Iredell was the floor leader of the North Carolina Ratification Convention, and fought, in vain, to persuade state delegates to approve the proposed Constitution. Delegates rejected the Constitution until the Bill of Rights was added, when it ratified it. President Washington took note of Iredell’s masterful writings on behalf of the Constitution and rewarded him with a nomination to the Supreme Court.
Iredell’s advocacy for the Constitution was built atop numerous essays that educated the public about its aims and purposes. One of his writings anticipated Hamilton’s historic essay, Federalist No. 78, which explained and championed the Constitutional Convention’s decision to vest in the federal judiciary the awesome power of judicial review, that is, the authority and responsibility to declare statutes unconstitutional. Hamilton’s arguments were embraced by Chief Justice Marshall in his opinion for the Court in Marbury v. Madison: “It is emphatically the province and duty of the judiciary to say what the law is.”
Iredell’s closely knit argument that the judiciary has a duty to uphold the Constitution rather than a statute in conflict with it, poured the foundation for Federalist 78 and the Marbury opinion. “The Constitution, therefore, being a fundamental law . . .the judicial power, in the exercise of their authority, must take notice of it . . . either . . . the fundamental unrepealable law must be obeyed, by the rejection of an act unwarranted by and inconsistent with it, or you must obey an act founded on authority not given by the people.” The judiciary, like the legislative and executive branches, he wrote, has no authority to disobey the Constitution and therefore is obligated to declare unconstitutional a law in conflict with the Constitution.
Iredell addressed with considerable wisdom and insight historically important constitutional themes and powers that resonate in our time.
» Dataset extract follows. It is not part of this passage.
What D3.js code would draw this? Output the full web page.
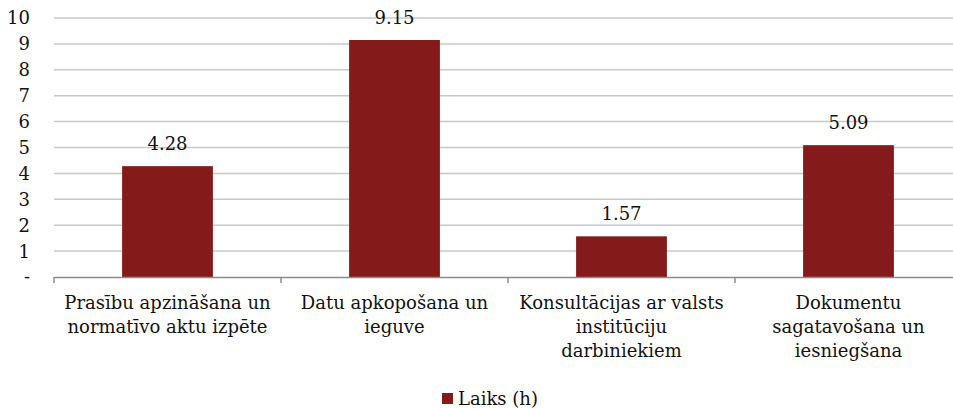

He was concerned about the usurpation of power and checks and balances, which he believed critical to the maintenance of the Constitution, and preserving fundamental choices made by the people in their writing and ratification of the Constitution.
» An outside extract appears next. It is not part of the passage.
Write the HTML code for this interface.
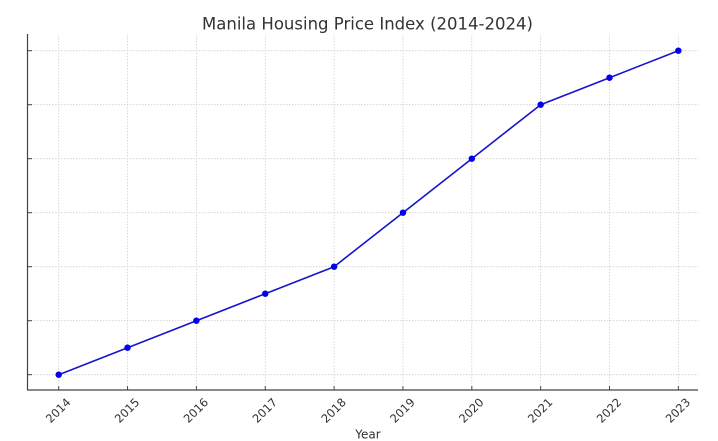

Those choices, including the creation of the treaty power, required strict observance. For example, he wrote that the president, who shares the treaty-making power with the Senate, as provided in Article II of the Constitution, could be impeached if he withheld from the Senate important information relevant to its discussions and debates about the merits of the proposed treaty.
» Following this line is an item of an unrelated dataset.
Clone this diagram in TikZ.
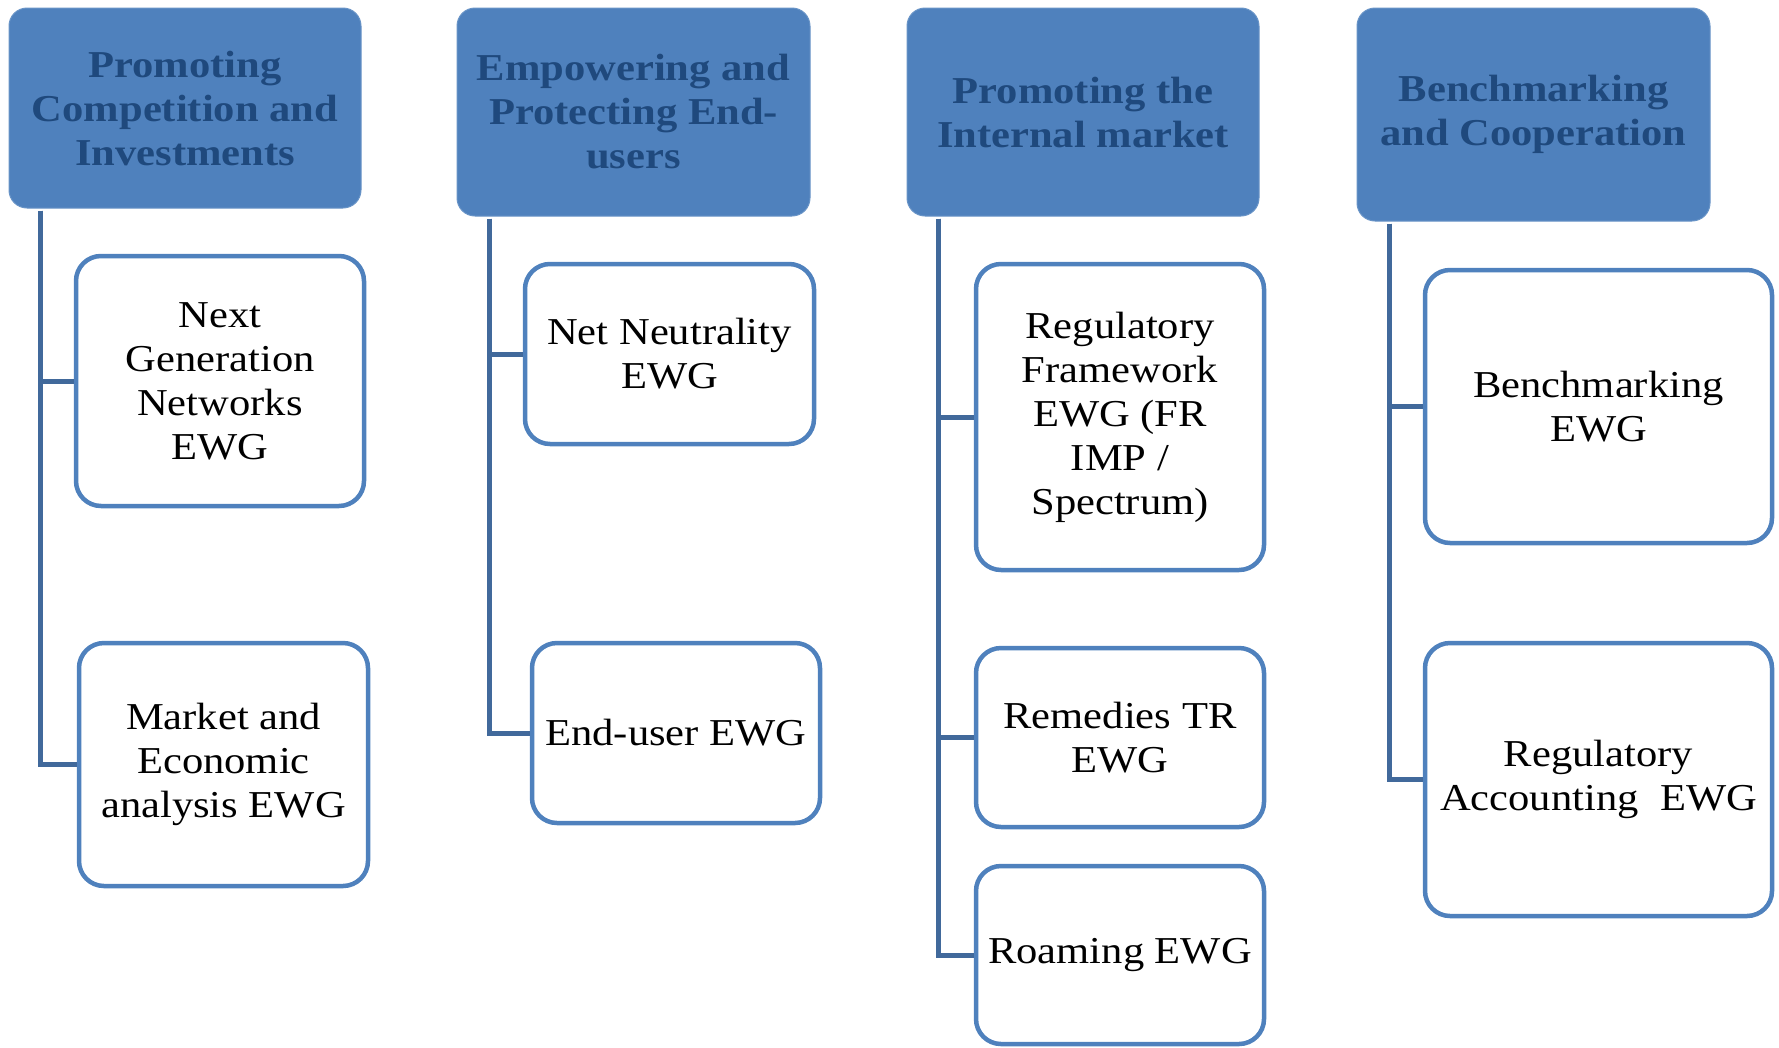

Impeachment, for Iredell, was an effective means of limiting presidential abuse of power. He emphasized in North Carolina that the Framers’ rejection of the royal prerogative power, grounded on their disdain for the English legal principle that the “king could do no wrong,” reflected their conclusion that, in fact, the king “could do wrong.” The president, unlike the king, would be “triable.” Having rejected the principle of executive immunity, the president, like all other citizens, would be subject to the law and amenable to the judicial process.
Justice Iredell, like his colleagues on the Court, performed the duty of riding circuit, an arduous task given difficult traveling conditions. The work took its toll on Iredell and contributed to his early death at the age of 48, after serving on the Court from 1790-1799.